Table -7. Experimental results for kinetics study using CATDEGAS-I
(Table Removed)

We claim:
1. A process for the purification of liquid sulphur by the removal of hydrogen sulphide and
hydrogen polysulphide present therein comprising adding to said liquid sulphur in a
degassing reactor, an effective amount of a degassing agent comprising of a synergistic
mixture of urea and ammonium thiosulphate, the ratio of urea to ammonium thiosulphate
being in the range of 4:1 to 19:1, sweeping the vapor phase of hydrogen sulphide out of
the degassing chamber, separating out the substantially pure liquid sulphur.

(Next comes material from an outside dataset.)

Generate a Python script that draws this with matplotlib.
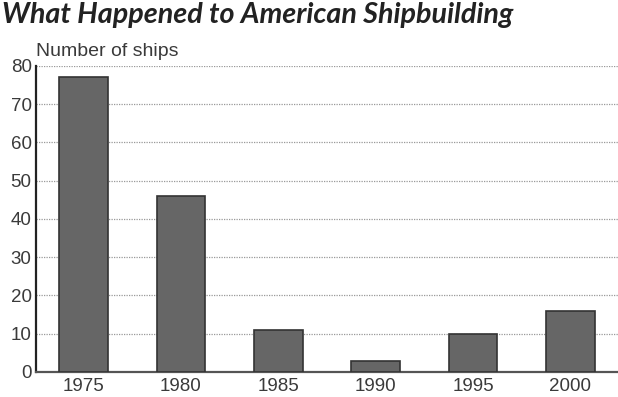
import matplotlib.pyplot as plt

years = ["1975", "1980", "1985", "1990", "1995", "2000"]
ships = [77, 46, 11, 3, 10, 16]
yticks = [0, 10, 20, 30, 40, 50, 60, 70, 80]

fig = plt.figure(figsize=(6.18, 3.97), dpi=100)
ax = fig.add_axes([0.058, 0.063, 0.942, 0.771])

x = range(len(years))
ax.bar(x, ships, width=0.5, color="#666666", edgecolor="#333333", linewidth=1.2, zorder=3)

ax.set_xlim(-0.49, 5.49)
ax.set_ylim(0, 80)
ax.set_yticks(yticks)
ax.set_xticks(list(x))
ax.set_xticklabels(years)

ax.grid(axis="y", linestyle=(0, (1, 1)), color="#999999", linewidth=0.9, zorder=0)
for s in ["top", "right"]:
    ax.spines[s].set_visible(False)
ax.spines["left"].set_color("#222222")
ax.spines["left"].set_linewidth(1.6)
ax.spines["bottom"].set_color("#555555")
ax.spines["bottom"].set_linewidth(1.6)
ax.tick_params(axis="both", length=0, labelsize=13.5, labelcolor="#3a3a3a",
               labelfontfamily="Liberation Sans")
ax.tick_params(axis="y", pad=3)
ax.tick_params(axis="x", pad=4)

fig.text(0.058, 0.848, "Number of ships", fontsize=14, color="#3a3a3a",
         family="Liberation Sans", va="bottom")
fig.text(0.003, 0.962, "What Happened to American Shipbuilding", fontsize=20.7,
         family="Lato", weight="bold", style="italic", color="#222222", va="center")

fig.savefig("out.png", dpi=100)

2. A process as claimed in claim 1 wherein the degassing agent is added to the liquid
sulphur at the rate of 10 to 15 ppm by weight.
3. A process as claimed in claims 1 or 2 wherein the sweep to remove the hydrogen sulphide
gas released from the liquid sulphur is carried out by a blower at a pressure of about 1.2
bar.
4. A process as claimed in any preceding claim wherein the residence time for the liquid
sulphur in the sulphur pit is in the range of 3 - 4 hours.
5. A process as claimed in any preceding claim wherein the temperature in the sulphur pit is
maintained in the range of 125 to 140°C.
6. A process as claimed in claim 8 wherein the temperature in the sulphur pit is maintained
by electrical heating.
7. A process as claimed in any preceding claim wherein the concentration of the hydrogen
sulphide and hydrogen polysulphides in the final product is less than about 10 ppm by
weight
8. A catalyst composition for use as a degassing agent in degassing of liquid sulphur
comprising a synergistic mixture of urea and ammonium thiosulphate in a ratio of 4:1 to
19:1.

9. A process for preparing a catalyst composition for use as a degassing agent in degassing
liquid sulphur which comprising mixing in any conventional manner urea and ammonium
thiosulphate in a ratio of 4:1 to 19:1.
10. A process for the purification of liquid sulphur substantially as hereinbefore described
with reference to and as illustrated in the accompanying drawing.
11. A process for the purification of liquid sulphur substantially as hereinbefore described
and with reference to the forgoing Examples
12. A catalyst composition for use as a degassing agent in degassing of liquid sulphur
substantially as described hereinbefore and with reference to the foregoing example.
13. A process for preparing a catalyst composition for use as a degassing agent in degassing
of liquid sulphur substantially as described herein.